From the first line of the data below through the line holding "import matplotlib.pyplot as plt", output each line exactly and leave the pictures out.

- - - - - - -

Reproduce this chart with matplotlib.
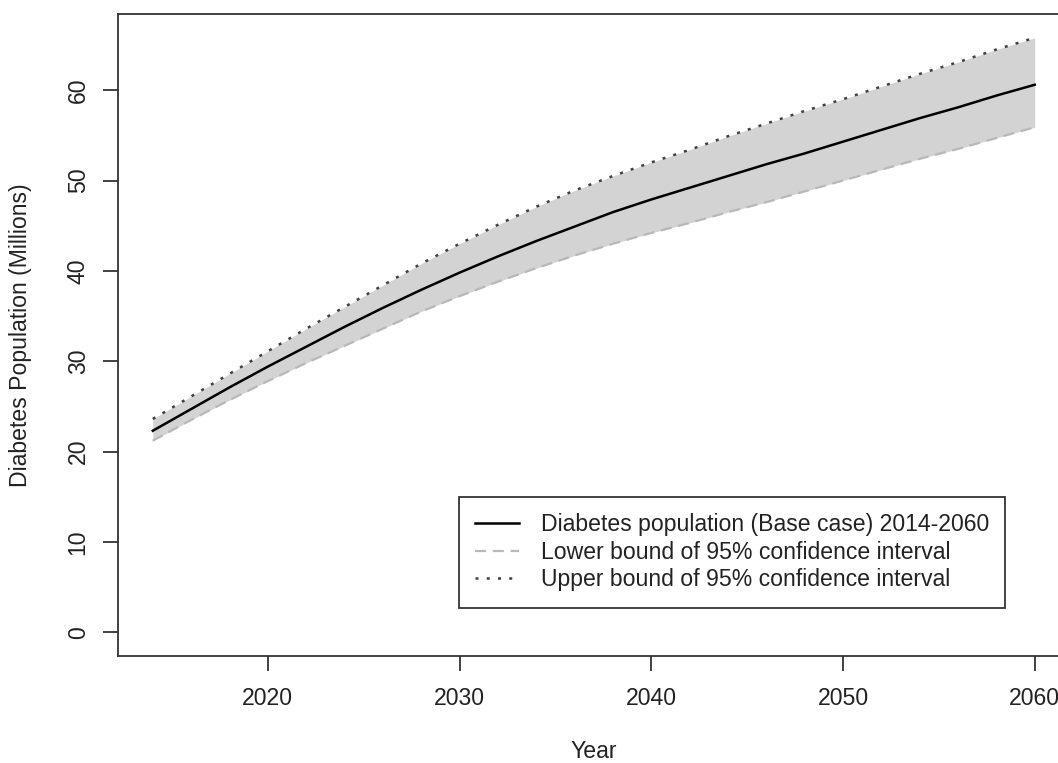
import matplotlib
matplotlib.use("Agg")
import matplotlib.pyplot as plt

# ---- data ----
years = [2014, 2016, 2018, 2020, 2022, 2024, 2026, 2028, 2030, 2032, 2034, 2036,
         2038, 2040, 2042, 2044, 2046, 2048, 2050, 2052, 2054, 2056, 2058, 2060]
base_case = [22.3, 24.7, 27.1, 29.4, 31.6, 33.8, 35.9, 37.9, 39.8, 41.6, 43.3, 44.9,
             46.5, 47.9, 49.2, 50.5, 51.8, 53.0, 54.3, 55.6, 56.9, 58.1, 59.4, 60.6]
lower_ci = [21.2, 23.5, 25.7, 27.8, 29.8, 31.7, 33.6, 35.5, 37.2, 38.8, 40.3, 41.7,
            43.0, 44.2, 45.3, 46.5, 47.6, 48.8, 50.0, 51.2, 52.4, 53.5, 54.7, 55.9]
upper_ci = [23.6, 26.1, 28.6, 31.1, 33.6, 36.0, 38.4, 40.8, 43.0, 45.1, 47.1, 48.9,
            50.5, 52.0, 53.4, 54.9, 56.3, 57.7, 59.0, 60.4, 61.8, 63.1, 64.5, 65.8]
x_ticks = [2020, 2030, 2040, 2050, 2060]
y_ticks = [0, 10, 20, 30, 40, 50, 60]
legend_labels = ["Diabetes population (Base case) 2014-2060",
                 "Lower bound of 95% confidence interval",
                 "Upper bound of 95% confidence interval"]

plt.rcParams['font.family'] = ['Liberation Sans', 'DejaVu Sans']
FS = 16.6
TXT = '#222222'

W, H = 1058, 763
fig = plt.figure(figsize=(W / 100, H / 100), dpi=100)
L, R, T, B = 117.5, 1070, 14, 656
ax = fig.add_axes([L / W, 1 - B / H, (R - L) / W, (B - T) / H])

ax.fill_between(years, lower_ci, upper_ci, color='#d3d3d3', linewidth=0, zorder=1)
ax.plot(years, base_case, color='black', lw=1.8, zorder=3, label=legend_labels[0])
ax.plot(years, lower_ci, color='#b8b8b8', lw=1.6, linestyle=(0, (5, 3)), zorder=2,
        label=legend_labels[1])
ax.plot(years, upper_ci, color='#404040', lw=1.8, linestyle=(0, (1.2, 3.3)), zorder=2,
        label=legend_labels[2])

x0, x1 = min(years), max(years)
pad_x = 0.04 * (x1 - x0)
ax.set_xlim(x0 - pad_x, x1 + pad_x)
y0, y1 = 0, max(upper_ci)
pad_y = 0.04 * (y1 - y0)
ax.set_ylim(y0 - pad_y, y1 + pad_y)

ax.set_xticks(x_ticks)
ax.set_yticks(y_ticks)
for s in ax.spines.values():
    s.set_linewidth(1.3)
    s.set_color('#333333')
ax.tick_params(axis='both', direction='out', length=10.5, width=1.3, color='#333333',
               labelsize=FS, labelcolor=TXT)
ax.tick_params(axis='x', pad=11.5)
ax.tick_params(axis='y', pad=9.5, labelrotation=90)
for lab in ax.get_yticklabels():
    lab.set_va('center')

ax.set_xlabel('Year', fontsize=FS, color=TXT, va='center')
ax.xaxis.set_label_coords(0.5, (B - 751) / (B - T))
ax.set_ylabel('Diabetes Population (Millions)', fontsize=FS, color=TXT, va='center')
ax.yaxis.set_label_coords((21 - L) / (R - L), 0.5)

leg = ax.legend(loc='upper left', bbox_to_anchor=((459 - L) / (R - L), (B - 497) / (B - T)),
                borderaxespad=0, fontsize=FS, frameon=True, fancybox=False,
                edgecolor='#333333', framealpha=1, handlelength=1.9, handletextpad=0.95,
                borderpad=0.7, labelspacing=0.2)
leg.get_frame().set_linewidth(1.3)
for t in leg.get_texts():
    t.set_color(TXT)

fig.savefig('out.png', dpi=100)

- - - - - - -

▸ **Task output**:
Reproduce this chart with matplotlib.
import matplotlib
matplotlib.use("Agg")
import matplotlib.pyplot as plt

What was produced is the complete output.